Pero el miedo es infundado. Dios, el amigo que nunca falla, jamás, por terrible que haya sido tu falta dejará de amarte, y perdonártela, si tu arrepentimiento es sincero. Si tu propósito es la enmienda. Tus pecados están perdonados, vete y no vuelvas a pecar. ¿Qué necesidad de perdón tendríamos si este fuera gratuito?¿Algo que se obtiene simplemente pidiéndolo? Sería algo vacío. No, el auténtico perdón es el que, no queriendo ahondar en el mal cometido, te exige que no vuelvas a cometerlo. Aunque la propia debilidad te haga caer de nuevo, más tarde.

Y ése temor es el que subyace cuándo conscientes de nuestra propia naturaleza, decimos, no soy digno. Como el centurión, queremos que Jesús actúe, que sane lo enfermo de nuestra casa. Pero muchas veces no consentimos, por esos falsos escrúpulos que nos corroen, que Cristo entre en plenitud en nuestra casa. Y Él lo respeta. Tanto es Su Amor, que, si le decimos “no entres en mi casa”, Él no lo hace. Tanta la Libertad concedida que incluso al negarle la entrada al mismo Dios a nuestro hogar, Él no entra.

Pero claro está, al final somos nosotros, los que irremediablemente, y como en la Comunión, nos acercamos a Cristo, y abrimos de par en par nuestra casa, nuestro corazón, nuestro Ser para que entre y no sane solo las partes enfermas, si no que, además, nos restaure en la Salud por siempre.

miércoles, 19 de junio de 2013

Non nobis, Domine, non nobis

"En el principio era el Verbo, y el Verbo era con Dios, y el Verbo era Dios. Este era en el principio con Dios. Todas las cosas por él fueron hechas" (Jn. 1:1-3).

Al principio fue Dios. Y el deseo de hacer camino.

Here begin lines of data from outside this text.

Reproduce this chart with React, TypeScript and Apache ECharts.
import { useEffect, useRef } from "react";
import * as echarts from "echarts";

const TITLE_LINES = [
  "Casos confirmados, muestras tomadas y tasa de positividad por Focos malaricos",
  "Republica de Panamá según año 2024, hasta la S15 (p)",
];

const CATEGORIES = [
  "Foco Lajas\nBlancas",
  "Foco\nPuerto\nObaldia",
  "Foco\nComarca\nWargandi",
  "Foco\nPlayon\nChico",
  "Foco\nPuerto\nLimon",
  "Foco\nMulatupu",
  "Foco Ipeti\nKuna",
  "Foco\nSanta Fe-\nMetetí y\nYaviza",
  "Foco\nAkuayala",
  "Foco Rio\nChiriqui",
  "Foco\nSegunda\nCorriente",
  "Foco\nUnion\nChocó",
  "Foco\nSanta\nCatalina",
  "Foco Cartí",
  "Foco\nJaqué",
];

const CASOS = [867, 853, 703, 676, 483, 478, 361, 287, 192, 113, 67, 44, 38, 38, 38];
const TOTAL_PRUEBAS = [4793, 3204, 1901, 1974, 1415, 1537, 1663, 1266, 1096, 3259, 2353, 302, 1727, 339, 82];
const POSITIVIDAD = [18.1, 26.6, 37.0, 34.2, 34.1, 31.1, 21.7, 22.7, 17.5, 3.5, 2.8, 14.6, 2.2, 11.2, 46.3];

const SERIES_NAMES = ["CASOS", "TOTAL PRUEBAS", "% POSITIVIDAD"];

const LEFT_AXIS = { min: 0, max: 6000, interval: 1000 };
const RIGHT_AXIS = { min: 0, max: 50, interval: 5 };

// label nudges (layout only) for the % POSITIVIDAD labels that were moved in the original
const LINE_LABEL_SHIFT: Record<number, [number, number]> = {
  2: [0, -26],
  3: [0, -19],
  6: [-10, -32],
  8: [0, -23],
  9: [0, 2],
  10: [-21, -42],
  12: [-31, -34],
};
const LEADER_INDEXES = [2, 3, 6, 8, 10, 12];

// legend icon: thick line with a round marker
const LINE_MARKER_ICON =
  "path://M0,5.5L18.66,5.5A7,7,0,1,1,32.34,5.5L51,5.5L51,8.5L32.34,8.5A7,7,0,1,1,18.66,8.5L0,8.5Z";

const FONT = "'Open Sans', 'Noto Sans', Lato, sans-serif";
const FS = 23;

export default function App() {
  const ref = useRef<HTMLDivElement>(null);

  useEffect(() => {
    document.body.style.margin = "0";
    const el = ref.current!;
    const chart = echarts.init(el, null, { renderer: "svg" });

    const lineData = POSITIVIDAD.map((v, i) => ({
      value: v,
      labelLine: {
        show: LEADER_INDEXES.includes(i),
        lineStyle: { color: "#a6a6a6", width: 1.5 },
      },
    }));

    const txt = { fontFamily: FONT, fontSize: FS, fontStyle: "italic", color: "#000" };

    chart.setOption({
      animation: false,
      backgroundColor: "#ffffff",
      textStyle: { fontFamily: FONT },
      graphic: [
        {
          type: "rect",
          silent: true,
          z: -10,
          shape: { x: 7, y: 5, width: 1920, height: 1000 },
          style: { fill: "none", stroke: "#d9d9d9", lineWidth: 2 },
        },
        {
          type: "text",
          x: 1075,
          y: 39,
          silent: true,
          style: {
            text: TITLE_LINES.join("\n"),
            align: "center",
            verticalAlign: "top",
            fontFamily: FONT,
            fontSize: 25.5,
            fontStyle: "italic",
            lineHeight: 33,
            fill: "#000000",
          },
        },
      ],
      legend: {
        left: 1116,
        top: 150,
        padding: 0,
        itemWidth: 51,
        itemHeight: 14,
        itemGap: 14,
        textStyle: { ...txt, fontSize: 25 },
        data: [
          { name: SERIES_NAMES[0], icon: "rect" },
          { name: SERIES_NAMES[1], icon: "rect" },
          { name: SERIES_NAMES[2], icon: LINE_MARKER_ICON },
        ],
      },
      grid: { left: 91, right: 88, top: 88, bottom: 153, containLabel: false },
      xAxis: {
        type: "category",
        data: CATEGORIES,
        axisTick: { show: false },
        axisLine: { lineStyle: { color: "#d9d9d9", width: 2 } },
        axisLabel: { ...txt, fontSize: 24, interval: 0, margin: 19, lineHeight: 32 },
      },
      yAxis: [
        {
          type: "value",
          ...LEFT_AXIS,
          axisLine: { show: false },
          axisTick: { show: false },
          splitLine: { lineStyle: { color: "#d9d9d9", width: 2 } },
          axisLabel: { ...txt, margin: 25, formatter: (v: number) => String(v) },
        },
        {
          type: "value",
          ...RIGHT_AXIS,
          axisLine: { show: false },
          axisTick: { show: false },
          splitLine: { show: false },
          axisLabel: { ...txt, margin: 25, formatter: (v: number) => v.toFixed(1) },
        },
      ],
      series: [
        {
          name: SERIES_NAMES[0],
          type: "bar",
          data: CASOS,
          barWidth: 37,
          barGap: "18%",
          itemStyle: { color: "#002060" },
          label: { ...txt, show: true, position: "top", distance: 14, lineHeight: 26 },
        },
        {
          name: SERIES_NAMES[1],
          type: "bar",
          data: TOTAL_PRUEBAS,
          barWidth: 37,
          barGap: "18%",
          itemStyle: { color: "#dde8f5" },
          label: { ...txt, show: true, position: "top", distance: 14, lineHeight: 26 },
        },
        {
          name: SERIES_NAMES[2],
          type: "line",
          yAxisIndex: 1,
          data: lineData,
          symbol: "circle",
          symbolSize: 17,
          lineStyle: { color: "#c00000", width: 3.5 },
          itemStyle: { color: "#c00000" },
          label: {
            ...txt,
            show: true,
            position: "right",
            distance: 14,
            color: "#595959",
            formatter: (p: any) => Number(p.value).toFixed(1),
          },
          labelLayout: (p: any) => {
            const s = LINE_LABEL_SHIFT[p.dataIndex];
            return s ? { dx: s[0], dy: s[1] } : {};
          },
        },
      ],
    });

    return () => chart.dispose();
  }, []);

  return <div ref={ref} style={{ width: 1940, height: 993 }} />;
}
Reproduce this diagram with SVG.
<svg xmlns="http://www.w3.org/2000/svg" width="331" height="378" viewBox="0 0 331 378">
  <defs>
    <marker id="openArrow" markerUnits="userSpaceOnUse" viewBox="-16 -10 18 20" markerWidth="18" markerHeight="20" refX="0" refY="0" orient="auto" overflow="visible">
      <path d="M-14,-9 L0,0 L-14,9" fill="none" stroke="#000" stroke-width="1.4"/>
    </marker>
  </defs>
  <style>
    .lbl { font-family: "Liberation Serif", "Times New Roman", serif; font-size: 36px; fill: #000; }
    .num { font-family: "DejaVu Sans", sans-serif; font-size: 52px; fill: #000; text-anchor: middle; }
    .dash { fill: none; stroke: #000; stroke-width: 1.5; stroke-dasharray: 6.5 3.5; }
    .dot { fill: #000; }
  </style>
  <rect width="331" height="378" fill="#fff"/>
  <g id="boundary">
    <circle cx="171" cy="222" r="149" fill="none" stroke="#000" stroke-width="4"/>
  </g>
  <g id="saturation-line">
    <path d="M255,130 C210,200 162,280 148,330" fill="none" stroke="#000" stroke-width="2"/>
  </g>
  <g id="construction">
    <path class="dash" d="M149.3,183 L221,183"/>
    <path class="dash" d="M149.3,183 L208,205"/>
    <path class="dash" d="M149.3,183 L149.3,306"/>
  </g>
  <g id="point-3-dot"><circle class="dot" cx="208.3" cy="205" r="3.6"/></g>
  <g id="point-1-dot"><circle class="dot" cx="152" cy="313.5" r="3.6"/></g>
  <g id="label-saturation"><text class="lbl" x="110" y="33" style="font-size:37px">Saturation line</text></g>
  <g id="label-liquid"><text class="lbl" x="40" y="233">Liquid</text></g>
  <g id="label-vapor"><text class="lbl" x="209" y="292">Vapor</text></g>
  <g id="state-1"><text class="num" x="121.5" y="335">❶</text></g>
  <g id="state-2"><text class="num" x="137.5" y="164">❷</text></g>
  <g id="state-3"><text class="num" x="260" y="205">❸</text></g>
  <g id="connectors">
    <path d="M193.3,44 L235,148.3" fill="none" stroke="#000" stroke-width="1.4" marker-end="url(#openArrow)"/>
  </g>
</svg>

Y de salir corriendo sin mirar atrás, el buscar un sitio dónde ser una nueva persona. Renacer a una nueva vida, y que la anterior muriera, se convirtiera en un soplo de cenizas al viento.

Anduve, caminé. Y sigo en ello, por toda una vida. Hasta que el caminante se convierta en camino por el que otros transiten. Hacer caso de Pedro y dejar que sea otro el que te ciña. 

El camino no tiene por qué ser largo. O abrupto. O difícil. Pero sí te puedo asegurar que estará lleno de baches, tropezones, ampollas, cansancio. Y felicidad, encuentro, sorpresas, vida. Todo dependerá del guía que tomes, del mapa que sigas, de qué indicaciones obedezcas. De si pretendes atajar, vadear las partes que menos te gustan, menos te interesan. En resumidas cuentas todo depende de ti, de tu libertad. Porque es el  más precioso don que nos dieron a los hombres -amigo Sancho-, la libertad. Nos fue dada, cuidado. Dada en el Amor del Padre, del Creador a su criatura. No es un derecho adquirido, algo que reclamar, algo que arrojar al prójimo, una valla que levantar frente a los demás. Soy libre, no invadas mi libertad. No hay mayor libertad que dejarse invadir, dejar que sea otro el que tome posesión de lo nuestro y vivirlo, construirlo, juntos.

Libres de caminar, libres de pararse. Libres para pasar de largo, o para detenerse y ayudar. Libres para elegir el Amor, y para elegir el odio. Libres porque somos amados. 

Y ésa es la Verdad que nos hace libres. Sabernos amados en todo momento, por nuestro Padre que está en el cielo. No pactes a la baja con verdades tipo Wikileaks, verdades de almacenar datos, verdades de poder enfrentarse contra el enemigo terreno, verdades para los hombres, para sus intereses, para sus egoísmos.

Al final será también Dios. Su Verdad, Su Libertad, Su Amor. Alfa y Omega.